_Work to do_: Transcribe the material word for word, but without the images.

_Listing_:
##############################

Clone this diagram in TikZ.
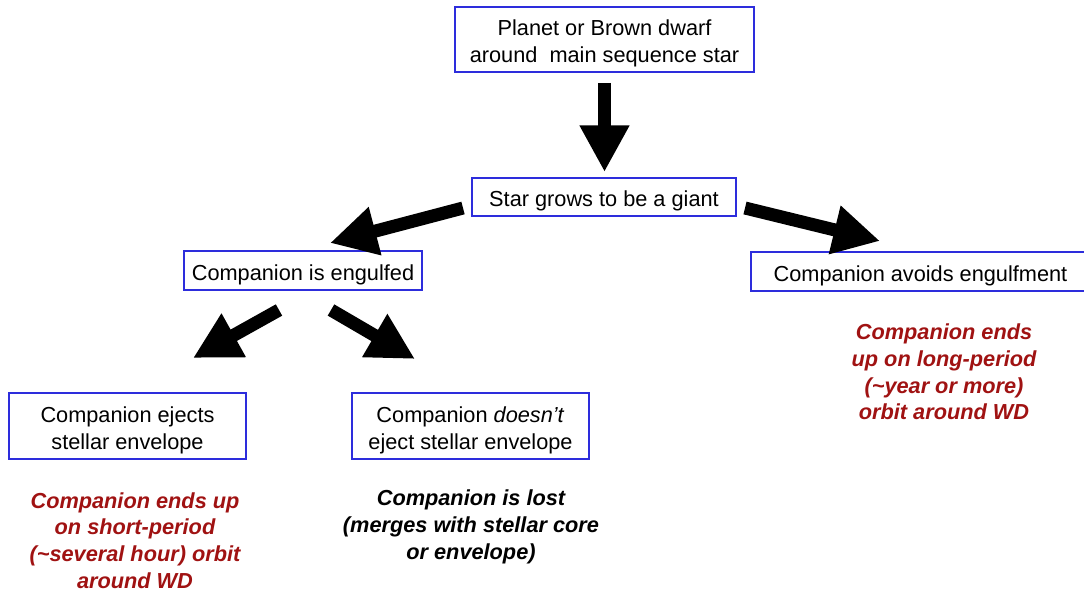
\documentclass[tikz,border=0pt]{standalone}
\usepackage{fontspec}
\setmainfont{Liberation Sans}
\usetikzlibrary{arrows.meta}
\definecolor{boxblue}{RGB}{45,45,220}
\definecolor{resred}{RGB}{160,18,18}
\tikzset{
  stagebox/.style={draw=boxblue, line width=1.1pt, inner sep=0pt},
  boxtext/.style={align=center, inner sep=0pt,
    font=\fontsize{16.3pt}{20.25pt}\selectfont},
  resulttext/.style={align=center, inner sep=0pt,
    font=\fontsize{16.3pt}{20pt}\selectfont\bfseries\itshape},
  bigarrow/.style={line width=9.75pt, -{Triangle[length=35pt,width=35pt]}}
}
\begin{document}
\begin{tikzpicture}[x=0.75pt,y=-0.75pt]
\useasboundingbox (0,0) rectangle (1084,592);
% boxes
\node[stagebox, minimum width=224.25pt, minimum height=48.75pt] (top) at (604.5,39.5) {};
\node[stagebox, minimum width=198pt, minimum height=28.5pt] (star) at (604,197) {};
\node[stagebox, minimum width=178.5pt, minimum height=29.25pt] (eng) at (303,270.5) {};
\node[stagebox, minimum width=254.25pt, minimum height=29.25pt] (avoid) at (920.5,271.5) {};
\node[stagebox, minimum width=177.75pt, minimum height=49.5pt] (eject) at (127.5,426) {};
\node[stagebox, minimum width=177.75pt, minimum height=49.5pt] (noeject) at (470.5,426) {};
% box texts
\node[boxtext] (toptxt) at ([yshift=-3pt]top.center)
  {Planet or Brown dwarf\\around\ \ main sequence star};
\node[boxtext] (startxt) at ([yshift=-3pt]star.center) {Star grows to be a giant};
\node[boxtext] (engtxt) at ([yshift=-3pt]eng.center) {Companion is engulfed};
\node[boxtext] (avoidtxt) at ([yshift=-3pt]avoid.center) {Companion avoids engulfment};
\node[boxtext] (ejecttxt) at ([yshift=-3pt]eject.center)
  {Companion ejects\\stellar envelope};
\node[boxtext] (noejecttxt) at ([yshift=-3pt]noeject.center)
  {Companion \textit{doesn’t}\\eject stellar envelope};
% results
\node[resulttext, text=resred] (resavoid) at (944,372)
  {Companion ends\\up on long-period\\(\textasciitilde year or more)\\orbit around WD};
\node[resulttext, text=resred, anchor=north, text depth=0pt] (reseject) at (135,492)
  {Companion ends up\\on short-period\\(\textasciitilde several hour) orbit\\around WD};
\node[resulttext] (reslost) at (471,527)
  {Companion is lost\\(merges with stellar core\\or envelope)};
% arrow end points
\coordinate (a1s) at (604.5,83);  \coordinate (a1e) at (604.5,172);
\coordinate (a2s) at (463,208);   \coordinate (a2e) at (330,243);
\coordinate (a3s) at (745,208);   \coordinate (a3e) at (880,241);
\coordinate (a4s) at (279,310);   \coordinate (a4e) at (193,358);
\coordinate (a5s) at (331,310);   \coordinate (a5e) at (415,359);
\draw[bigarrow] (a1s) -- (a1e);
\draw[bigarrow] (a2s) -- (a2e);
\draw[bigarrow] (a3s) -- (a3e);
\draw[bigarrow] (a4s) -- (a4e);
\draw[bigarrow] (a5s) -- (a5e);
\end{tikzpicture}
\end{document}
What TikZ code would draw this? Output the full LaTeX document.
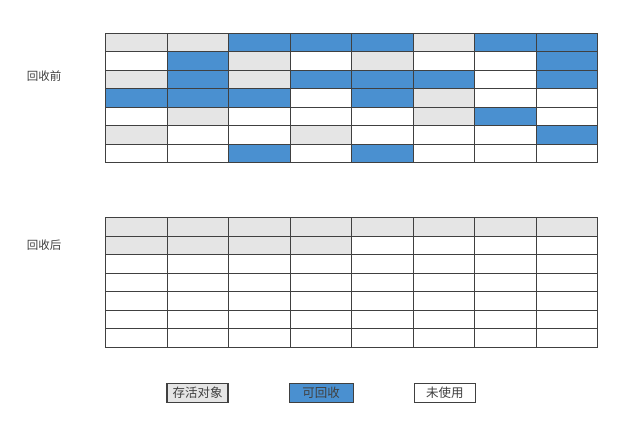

##############################

_Solution_:
Clone this diagram in TikZ.
\documentclass[tikz,border=0pt]{standalone}
\usepackage{fontspec}
\setmainfont{Liberation Sans}
\usetikzlibrary{arrows.meta}
\definecolor{boxblue}{RGB}{45,45,220}
\definecolor{resred}{RGB}{160,18,18}
\tikzset{
  stagebox/.style={draw=boxblue, line width=1.1pt, inner sep=0pt},
  boxtext/.style={align=center, inner sep=0pt,
    font=\fontsize{16.3pt}{20.25pt}\selectfont},
  resulttext/.style={align=center, inner sep=0pt,
    font=\fontsize{16.3pt}{20pt}\selectfont\bfseries\itshape},
  bigarrow/.style={line width=9.75pt, -{Triangle[length=35pt,width=35pt]}}
}
\begin{document}
\begin{tikzpicture}[x=0.75pt,y=-0.75pt]
\useasboundingbox (0,0) rectangle (1084,592);
% boxes
\node[stagebox, minimum width=224.25pt, minimum height=48.75pt] (top) at (604.5,39.5) {};
\node[stagebox, minimum width=198pt, minimum height=28.5pt] (star) at (604,197) {};
\node[stagebox, minimum width=178.5pt, minimum height=29.25pt] (eng) at (303,270.5) {};
\node[stagebox, minimum width=254.25pt, minimum height=29.25pt] (avoid) at (920.5,271.5) {};
\node[stagebox, minimum width=177.75pt, minimum height=49.5pt] (eject) at (127.5,426) {};
\node[stagebox, minimum width=177.75pt, minimum height=49.5pt] (noeject) at (470.5,426) {};
% box texts
\node[boxtext] (toptxt) at ([yshift=-3pt]top.center)
  {Planet or Brown dwarf\\around\ \ main sequence star};
\node[boxtext] (startxt) at ([yshift=-3pt]star.center) {Star grows to be a giant};
\node[boxtext] (engtxt) at ([yshift=-3pt]eng.center) {Companion is engulfed};
\node[boxtext] (avoidtxt) at ([yshift=-3pt]avoid.center) {Companion avoids engulfment};
\node[boxtext] (ejecttxt) at ([yshift=-3pt]eject.center)
  {Companion ejects\\stellar envelope};
\node[boxtext] (noejecttxt) at ([yshift=-3pt]noeject.center)
  {Companion \textit{doesn’t}\\eject stellar envelope};
% results
\node[resulttext, text=resred] (resavoid) at (944,372)
  {Companion ends\\up on long-period\\(\textasciitilde year or more)\\orbit around WD};
\node[resulttext, text=resred, anchor=north, text depth=0pt] (reseject) at (135,492)
  {Companion ends up\\on short-period\\(\textasciitilde several hour) orbit\\around WD};
\node[resulttext] (reslost) at (471,527)
  {Companion is lost\\(merges with stellar core\\or envelope)};
% arrow end points
\coordinate (a1s) at (604.5,83);  \coordinate (a1e) at (604.5,172);
\coordinate (a2s) at (463,208);   \coordinate (a2e) at (330,243);
\coordinate (a3s) at (745,208);   \coordinate (a3e) at (880,241);
\coordinate (a4s) at (279,310);   \coordinate (a4e) at (193,358);
\coordinate (a5s) at (331,310);   \coordinate (a5e) at (415,359);
\draw[bigarrow] (a1s) -- (a1e);
\draw[bigarrow] (a2s) -- (a2e);
\draw[bigarrow] (a3s) -- (a3e);
\draw[bigarrow] (a4s) -- (a4e);
\draw[bigarrow] (a5s) -- (a5e);
\end{tikzpicture}
\end{document}
What TikZ code would draw this? Output the full LaTeX document.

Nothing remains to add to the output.